Adding an aftermarket firing pin dramatically reduced the number of failures I experience at the range.

2. Volquartsen Exact Edge Extractor

.22 Pistol Extractor
This aftermarket extractor goes for less than $17 from Volquartsen. Volquartsen

A sharp, rugged, precisely made extractor cuts way down on misfires and stovepipes. Before I switched the firing pin and extractor, the pistol was picky about which brands or ammo it would function with. Now it chews through the cheap stuff with very few glitches.

3. Tandemkross “Halo” Charging Ring

Tandemkross Halo Charging Ring
This enlarged charging handle from Tandemkross goes for $49.99. Tandemkross

Several makers offer enlarged charging handles. They are great for clearing the few malfunctions I still experience. They make the pistol a lot more user friendly for new shooters. And for me, too. 

4. Tandemkross Victory Trigger

One of the reasons I picked the Victory in the first place was its trigger pull, which was lighter than that of a few other guns I tried. So, I wasn’t convinced I needed one of these, but once you start adding stuff, it’s hard to stop. Also, I was wrong. The new flat trigger feels great, and it lightened the pull from around 3½ pounds to 2½. It comes with set screws that adjust for pre- and post-travel as well.

This was the one part that was a chore to install, but I did figure it out, and it was worth the time and effort. Word of advice: Tandemkross sells an extra spring and detent separately so when you lose the first one during the installation, you can finish the job anyway. It was $2.99 extremely well-spent on my part.

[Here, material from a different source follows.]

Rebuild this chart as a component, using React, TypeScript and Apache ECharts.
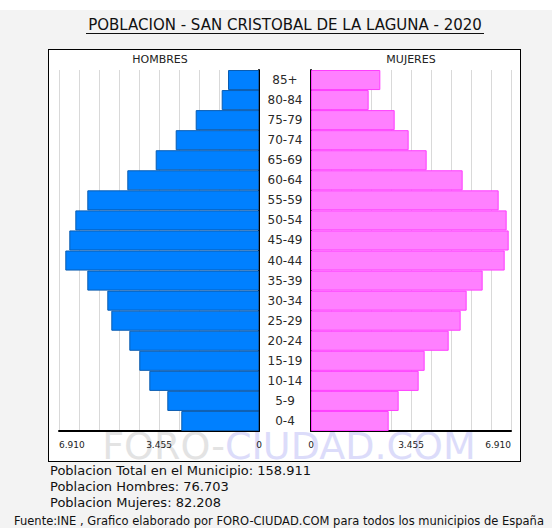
import React, { useEffect, useRef } from "react";
import * as echarts from "echarts";

const ageGroups = ["0-4", "5-9", "10-14", "15-19", "20-24", "25-29", "30-34", "35-39", "40-44", "45-49", "50-54", "55-59", "60-64", "65-69", "70-74", "75-79", "80-84", "85+"];
const hombres = [2685, 3168, 3790, 4136, 4481, 5103, 5241, 5932, 6692, 6554, 6346, 5932, 4550, 3569, 2878, 2187, 1289, 1071];
const mujeres = [2684, 3029, 3720, 3927, 4757, 5171, 5378, 5931, 6692, 6830, 6760, 6484, 5240, 3996, 3374, 2891, 1992, 2395];
const axisMax = 6910;
const axisStep = 691;
const labeledTicks = [0, 3455, 6910];

const titleText = "POBLACION - SAN CRISTOBAL DE LA LAGUNA - 2020";
const summaryLines = [
  "Poblacion Total en el Municipio: 158.911",
  "Poblacion Hombres: 76.703",
  "Poblacion Mujeres: 82.208",
];
const sourceText = "Fuente:INE , Grafico elaborado por FORO-CIUDAD.COM para todos los municipios de España";

const FONT = "DejaVu Sans, Verdana, sans-serif";

function fmt(v: number): string {
  return String(Math.round(v)).replace(/\B(?=(\d{3})+(?!\d))/g, ".");
}

export default function App() {
  const ref = useRef<HTMLDivElement>(null);

  useEffect(() => {
    if (!ref.current) return;
    const chart = echarts.init(ref.current, null, { renderer: "svg" });
    const tickLabel = (v: number) => (labeledTicks.includes(Math.round(v)) ? fmt(v) : "");
    const xCommon = {
      type: "value" as const,
      min: 0,
      max: axisMax,
      interval: axisStep,
      axisLine: { show: true, lineStyle: { color: "#000", width: 2 } },
      axisTick: { show: false },
      splitLine: { show: true, lineStyle: { color: "#d9d9d9", width: 1 } },
    };
    chart.setOption({
      animation: false,
      backgroundColor: "transparent",
      textStyle: { fontFamily: FONT },
      grid: [
        { left: 59, top: 70, width: 200, height: 361 },
        { left: 311, top: 70, width: 200, height: 361 },
      ],
      xAxis: [
        {
          ...xCommon,
          gridIndex: 0,
          inverse: true,
          axisLabel: { formatter: tickLabel, fontSize: 9, color: "#222", margin: 9, fontFamily: FONT, alignMaxLabel: "left", showMinLabel: true, showMaxLabel: true },
        },
        {
          ...xCommon,
          gridIndex: 1,
          axisLabel: { formatter: tickLabel, fontSize: 9, color: "#222", margin: 9, fontFamily: FONT, alignMaxLabel: "right", showMinLabel: true, showMaxLabel: true },
        },
      ],
      yAxis: [
        {
          type: "category",
          gridIndex: 0,
          position: "right",
          data: ageGroups,
          axisLine: { show: true, lineStyle: { color: "#000", width: 2 } },
          axisTick: { show: false },
          axisLabel: { show: false },
          splitLine: { show: false },
        },
        {
          type: "category",
          gridIndex: 1,
          position: "left",
          data: ageGroups,
          axisLine: { show: true, lineStyle: { color: "#000", width: 2 } },
          axisTick: { show: false },
          axisLabel: { show: true, align: "center", margin: 26, fontSize: 12, color: "#2a2a2a", fontFamily: FONT, interval: 0 },
          splitLine: { show: false },
        },
      ],
      series: [
        {
          type: "bar",
          name: "HOMBRES",
          xAxisIndex: 0,
          yAxisIndex: 0,
          data: hombres,
          barCategoryGap: "0%",
          itemStyle: { color: "#0080ff", borderColor: "#0a5cb0", borderWidth: 1 },
        },
        {
          type: "bar",
          name: "MUJERES",
          xAxisIndex: 1,
          yAxisIndex: 1,
          data: mujeres,
          barCategoryGap: "0%",
          itemStyle: { color: "#ff80ff", borderColor: "#ff3cff", borderWidth: 1 },
        },
      ],
      graphic: [
        {
          type: "text",
          z: 0,
          x: 289,
          y: 446,
          style: {
            text: "{a|FORO-}{b|CIUDAD.COM}",
            align: "center",
            verticalAlign: "middle",
            rich: {
              a: { fontSize: 38, fontFamily: FONT, fill: "#e3e3e3" },
              b: { fontSize: 38, fontFamily: FONT, fill: "#dcdcfa" },
            },
          },
        },
        {
          type: "text",
          x: 285,
          y: 25,
          style: { text: titleText, fontSize: 15, fontFamily: FONT, fill: "#111", align: "center", verticalAlign: "middle" },
        },
        {
          type: "line",
          shape: { x1: 86, y1: 33.5, x2: 484, y2: 33.5 },
          style: { stroke: "#111", lineWidth: 1 },
        },
        {
          type: "text",
          x: 160,
          y: 59,
          style: { text: "HOMBRES", fontSize: 11, fontFamily: FONT, fill: "#222", align: "center", verticalAlign: "middle" },
        },
        {
          type: "text",
          x: 411,
          y: 59,
          style: { text: "MUJERES", fontSize: 11, fontFamily: FONT, fill: "#222", align: "center", verticalAlign: "middle" },
        },
        ...summaryLines.map((t, i) => ({
          type: "text",
          x: 50,
          y: 470 + i * 16,
          style: { text: t, fontSize: 13, fontFamily: FONT, fill: "#111", align: "left", verticalAlign: "middle" },
        })),
        {
          type: "text",
          x: 14,
          y: 521,
          style: { text: sourceText, fontSize: 11.5, fontFamily: FONT, fill: "#111", align: "left", verticalAlign: "middle" },
        },
      ],
    });
    return () => chart.dispose();
  }, []);

  return (
    <div style={{ position: "absolute", left: 0, top: 0, width: 552, height: 528, background: "#fff", overflow: "hidden" }}>
      <div style={{ position: "absolute", left: 0, top: 10, width: 552, height: 518, background: "#f3f3f3" }} />
      <div style={{ position: "absolute", left: 48, top: 49, width: 473, height: 413, background: "#fff", border: "1px solid #000", boxSizing: "border-box" }} />
      <div ref={ref} style={{ position: "absolute", left: 0, top: 0, width: 552, height: 528 }} />
    </div>
  );
}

Tandemkross calls all its .22 triggers “Victory” triggers, by the way, not just the trigger for the Victory pistol.

Smith & Wesson Victory
A before and after look at the author’s SW22 Victory. Smith & Wesson / Phil Bourjaily

After that, I added stuff just to add stuff, including more Tandemkross parts including: “Hivebrid” grips; a captured spring-and-guide rod to reduce the chance of launching a spring during disassembly; magazine bumpers just because. Also, from DIP Inc., a slick Picatinny rail with an adjustable rear backup sight and a totally unnecessary but, I hope you will agree, very cool looking vent rib.